- EXCERPTED DATA:
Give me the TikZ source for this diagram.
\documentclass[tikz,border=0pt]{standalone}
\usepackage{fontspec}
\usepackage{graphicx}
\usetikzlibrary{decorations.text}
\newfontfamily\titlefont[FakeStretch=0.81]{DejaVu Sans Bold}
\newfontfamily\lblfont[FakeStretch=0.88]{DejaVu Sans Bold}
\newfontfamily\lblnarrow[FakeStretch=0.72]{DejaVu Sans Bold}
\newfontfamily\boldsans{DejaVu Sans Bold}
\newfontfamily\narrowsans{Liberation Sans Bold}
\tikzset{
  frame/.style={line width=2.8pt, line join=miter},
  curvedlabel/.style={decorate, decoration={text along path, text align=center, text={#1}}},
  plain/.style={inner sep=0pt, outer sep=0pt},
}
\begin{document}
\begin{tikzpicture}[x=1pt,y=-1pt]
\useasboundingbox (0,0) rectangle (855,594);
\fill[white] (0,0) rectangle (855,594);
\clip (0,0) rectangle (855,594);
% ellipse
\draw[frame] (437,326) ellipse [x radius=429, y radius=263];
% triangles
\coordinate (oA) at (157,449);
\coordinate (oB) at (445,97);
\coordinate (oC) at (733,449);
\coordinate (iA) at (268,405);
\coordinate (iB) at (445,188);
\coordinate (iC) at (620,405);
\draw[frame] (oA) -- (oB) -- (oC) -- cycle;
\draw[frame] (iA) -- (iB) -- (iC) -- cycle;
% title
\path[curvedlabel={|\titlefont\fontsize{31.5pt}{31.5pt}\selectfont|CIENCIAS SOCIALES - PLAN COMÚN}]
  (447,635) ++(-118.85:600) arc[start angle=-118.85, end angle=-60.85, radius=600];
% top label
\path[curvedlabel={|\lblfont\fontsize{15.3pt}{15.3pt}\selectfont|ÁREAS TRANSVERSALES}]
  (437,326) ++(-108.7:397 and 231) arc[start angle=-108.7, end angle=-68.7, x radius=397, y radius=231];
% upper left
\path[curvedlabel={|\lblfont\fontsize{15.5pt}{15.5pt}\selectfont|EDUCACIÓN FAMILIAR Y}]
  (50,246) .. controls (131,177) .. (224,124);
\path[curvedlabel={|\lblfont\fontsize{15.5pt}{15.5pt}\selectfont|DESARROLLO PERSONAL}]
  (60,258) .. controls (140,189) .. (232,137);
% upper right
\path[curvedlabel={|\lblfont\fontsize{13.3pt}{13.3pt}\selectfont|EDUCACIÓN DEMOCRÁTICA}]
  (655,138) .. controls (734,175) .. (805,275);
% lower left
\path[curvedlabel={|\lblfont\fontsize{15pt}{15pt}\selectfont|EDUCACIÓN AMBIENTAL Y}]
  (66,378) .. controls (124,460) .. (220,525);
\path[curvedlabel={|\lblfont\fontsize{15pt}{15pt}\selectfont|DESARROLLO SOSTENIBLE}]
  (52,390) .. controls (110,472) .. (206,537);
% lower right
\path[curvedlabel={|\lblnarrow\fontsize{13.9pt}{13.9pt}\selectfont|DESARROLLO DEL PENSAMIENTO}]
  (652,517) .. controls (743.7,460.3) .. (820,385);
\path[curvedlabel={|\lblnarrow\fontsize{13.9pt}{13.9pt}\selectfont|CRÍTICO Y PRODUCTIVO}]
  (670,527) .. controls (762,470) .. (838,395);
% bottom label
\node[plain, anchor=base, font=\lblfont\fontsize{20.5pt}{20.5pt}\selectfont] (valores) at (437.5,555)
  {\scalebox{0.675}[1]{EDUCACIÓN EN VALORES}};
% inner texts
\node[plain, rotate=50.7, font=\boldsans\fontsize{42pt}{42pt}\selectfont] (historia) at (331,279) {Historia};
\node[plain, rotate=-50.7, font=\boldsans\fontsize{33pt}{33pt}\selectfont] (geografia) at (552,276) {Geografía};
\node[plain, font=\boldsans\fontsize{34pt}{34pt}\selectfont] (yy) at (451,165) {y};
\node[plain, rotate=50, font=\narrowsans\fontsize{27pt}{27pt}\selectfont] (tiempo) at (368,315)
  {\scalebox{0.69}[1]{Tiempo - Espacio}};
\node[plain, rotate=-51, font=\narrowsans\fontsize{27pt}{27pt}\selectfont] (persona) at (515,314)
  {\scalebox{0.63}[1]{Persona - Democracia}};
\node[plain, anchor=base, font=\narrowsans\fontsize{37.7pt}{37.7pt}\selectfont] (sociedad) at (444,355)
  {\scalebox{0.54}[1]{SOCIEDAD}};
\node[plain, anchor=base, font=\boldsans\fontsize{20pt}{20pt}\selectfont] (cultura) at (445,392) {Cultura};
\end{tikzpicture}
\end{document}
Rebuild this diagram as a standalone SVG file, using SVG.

- EXERCISE AIM:
The data above must be returned in full, exactly as written.

- RESPONSE TO THE EXERCISE:
Give me the TikZ source for this diagram.
\documentclass[tikz,border=0pt]{standalone}
\usepackage{fontspec}
\usepackage{graphicx}
\usetikzlibrary{decorations.text}
\newfontfamily\titlefont[FakeStretch=0.81]{DejaVu Sans Bold}
\newfontfamily\lblfont[FakeStretch=0.88]{DejaVu Sans Bold}
\newfontfamily\lblnarrow[FakeStretch=0.72]{DejaVu Sans Bold}
\newfontfamily\boldsans{DejaVu Sans Bold}
\newfontfamily\narrowsans{Liberation Sans Bold}
\tikzset{
  frame/.style={line width=2.8pt, line join=miter},
  curvedlabel/.style={decorate, decoration={text along path, text align=center, text={#1}}},
  plain/.style={inner sep=0pt, outer sep=0pt},
}
\begin{document}
\begin{tikzpicture}[x=1pt,y=-1pt]
\useasboundingbox (0,0) rectangle (855,594);
\fill[white] (0,0) rectangle (855,594);
\clip (0,0) rectangle (855,594);
% ellipse
\draw[frame] (437,326) ellipse [x radius=429, y radius=263];
% triangles
\coordinate (oA) at (157,449);
\coordinate (oB) at (445,97);
\coordinate (oC) at (733,449);
\coordinate (iA) at (268,405);
\coordinate (iB) at (445,188);
\coordinate (iC) at (620,405);
\draw[frame] (oA) -- (oB) -- (oC) -- cycle;
\draw[frame] (iA) -- (iB) -- (iC) -- cycle;
% title
\path[curvedlabel={|\titlefont\fontsize{31.5pt}{31.5pt}\selectfont|CIENCIAS SOCIALES - PLAN COMÚN}]
  (447,635) ++(-118.85:600) arc[start angle=-118.85, end angle=-60.85, radius=600];
% top label
\path[curvedlabel={|\lblfont\fontsize{15.3pt}{15.3pt}\selectfont|ÁREAS TRANSVERSALES}]
  (437,326) ++(-108.7:397 and 231) arc[start angle=-108.7, end angle=-68.7, x radius=397, y radius=231];
% upper left
\path[curvedlabel={|\lblfont\fontsize{15.5pt}{15.5pt}\selectfont|EDUCACIÓN FAMILIAR Y}]
  (50,246) .. controls (131,177) .. (224,124);
\path[curvedlabel={|\lblfont\fontsize{15.5pt}{15.5pt}\selectfont|DESARROLLO PERSONAL}]
  (60,258) .. controls (140,189) .. (232,137);
% upper right
\path[curvedlabel={|\lblfont\fontsize{13.3pt}{13.3pt}\selectfont|EDUCACIÓN DEMOCRÁTICA}]
  (655,138) .. controls (734,175) .. (805,275);
% lower left
\path[curvedlabel={|\lblfont\fontsize{15pt}{15pt}\selectfont|EDUCACIÓN AMBIENTAL Y}]
  (66,378) .. controls (124,460) .. (220,525);
\path[curvedlabel={|\lblfont\fontsize{15pt}{15pt}\selectfont|DESARROLLO SOSTENIBLE}]
  (52,390) .. controls (110,472) .. (206,537);
% lower right
\path[curvedlabel={|\lblnarrow\fontsize{13.9pt}{13.9pt}\selectfont|DESARROLLO DEL PENSAMIENTO}]
  (652,517) .. controls (743.7,460.3) .. (820,385);
\path[curvedlabel={|\lblnarrow\fontsize{13.9pt}{13.9pt}\selectfont|CRÍTICO Y PRODUCTIVO}]
  (670,527) .. controls (762,470) .. (838,395);
% bottom label
\node[plain, anchor=base, font=\lblfont\fontsize{20.5pt}{20.5pt}\selectfont] (valores) at (437.5,555)
  {\scalebox{0.675}[1]{EDUCACIÓN EN VALORES}};
% inner texts
\node[plain, rotate=50.7, font=\boldsans\fontsize{42pt}{42pt}\selectfont] (historia) at (331,279) {Historia};
\node[plain, rotate=-50.7, font=\boldsans\fontsize{33pt}{33pt}\selectfont] (geografia) at (552,276) {Geografía};
\node[plain, font=\boldsans\fontsize{34pt}{34pt}\selectfont] (yy) at (451,165) {y};
\node[plain, rotate=50, font=\narrowsans\fontsize{27pt}{27pt}\selectfont] (tiempo) at (368,315)
  {\scalebox{0.69}[1]{Tiempo - Espacio}};
\node[plain, rotate=-51, font=\narrowsans\fontsize{27pt}{27pt}\selectfont] (persona) at (515,314)
  {\scalebox{0.63}[1]{Persona - Democracia}};
\node[plain, anchor=base, font=\narrowsans\fontsize{37.7pt}{37.7pt}\selectfont] (sociedad) at (444,355)
  {\scalebox{0.54}[1]{SOCIEDAD}};
\node[plain, anchor=base, font=\boldsans\fontsize{20pt}{20pt}\selectfont] (cultura) at (445,392) {Cultura};
\end{tikzpicture}
\end{document}
Rebuild this diagram as a standalone SVG file, using SVG.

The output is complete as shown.